LACHMANN Das ist immer schwierig zu pauschalisieren und kommt sehr auf den Zustand der Immobilie an. Ist die Wohnung modernisiert worden, wie viele Parteien wohnen im Haus, was sind das für Eigentümer? Bei einer Eigentumswohnung, Baujahr in der 70er Jahren, liegen die Spanne etwa zwischen 1800 Euro pro Quadratmeter im Gebrauchtbereich und mehr als 4000 Euro im
Neubaubereich. Bei Doppelhaushälften liegen Sie wahrscheinlich zwischen 280.000 und 500.000 Euro, aber auch das hängt sehr stark von verschiedenen Faktoren und vor allem der Lage ab.
Sind die Unterschiede zwischen Innenstadt und den Erkelenzer Dörfern groß?

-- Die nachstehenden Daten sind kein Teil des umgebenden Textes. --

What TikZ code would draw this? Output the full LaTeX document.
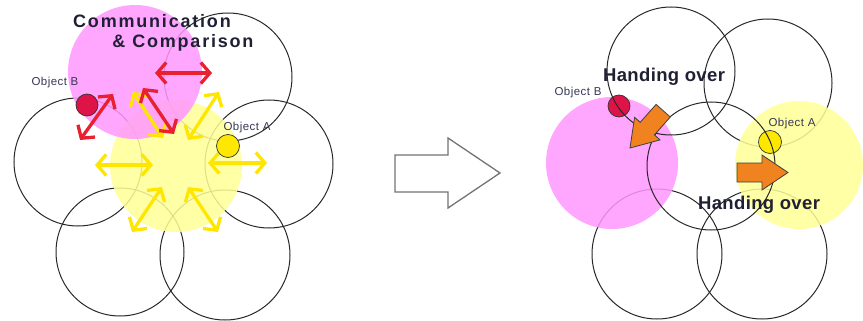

LACHMANN Die Innenstadt ist auf dem Markt schon deutlich attraktiver. Erkelenz soll ja immer mehr zur Fahrradstadt ausgebaut werden. Das kann für die Stadt total lukrativ sein, denn die Stadt soll jung bleiben. Die Stadt hat bereits ein sehr dichtes Schulwesen. Wir sollten versuchen, Münster oder holländischen Städten nachzueifern. Es wäre eine tolle Werbetrommel gegenüber anderen
Städten, die denWandel verschlafen, und eine tolle Möglichkeit, mehr junge Familien nach Erkelenz zu ziehen. Davon profitieren natürlich auch die umliegenden Ortschaften.
Sie selber sitzen mitten in der Innenstadt. Wie bewerten Sie die Situation vor Ort?
LACHMANN Wir haben in Erkelenz das große Glück, dass noch viele eigentümergeführte Geschäfte existieren. Wichtig ist, dass das Leute sind, die keine Miete generieren müssen, ob es Puppen Jansen, Betten Wirtz, Mode Wüllenweber, das Kaufhaus Martini, Fisch Lemmen oder viele andere sind. Wenn die sich auch noch die Miete verdienen müssten, hätten wir in der Innenstadt eine ganz andere Situation. Wie es an anderen Stellen aussehen kann, sieht man zum Beispiel in Rheydt, wo der Einzelhandel eine totale Katastrophe ist. Ein Problem, dass es allerdings auch hier gibt, sind lästige Leerstände. Es ist ärgerlich, wenn sich auswärtige Investoren nicht um ihre Immobilien kümmern. Solche Schandflecken provozieren Graffiti und anderen Vandalismus.
Das klingt zunächst mal nicht besonders positiv.
LACHMANN Nicht falsch verstehen. Ich habe viele Kollegen aus Mönchengladbach oder Düsseldorf, die mir immer wieder bestätigen, dass Erkelenz super positioniert ist. Wir meckern hier eigentlich noch viel zu sehr, wir müssten eigentlich auch die positiven Aspekte der Innenstadt rüberbringen. Wir haben immer noch gute Fachgeschäfte, die für mich noch viel mehr wertgeschätzt werden müssten. Erkelenz ist eine total nette Stadt, und das müssen wir verteidigen. Da kann jeder etwas tun. Dazu zählt für mich vor allem, lokal einzukaufen. Ich empfehle, Obst und Gemüse auf unserem beliebten Wochenmarkt zu kaufen. Und beim Bummeln durch die Fußgängerzone ein leckeres Eis zu essen.
CHRISTOS PASVANTIS FÜHRTE DAS GESPRÄCH.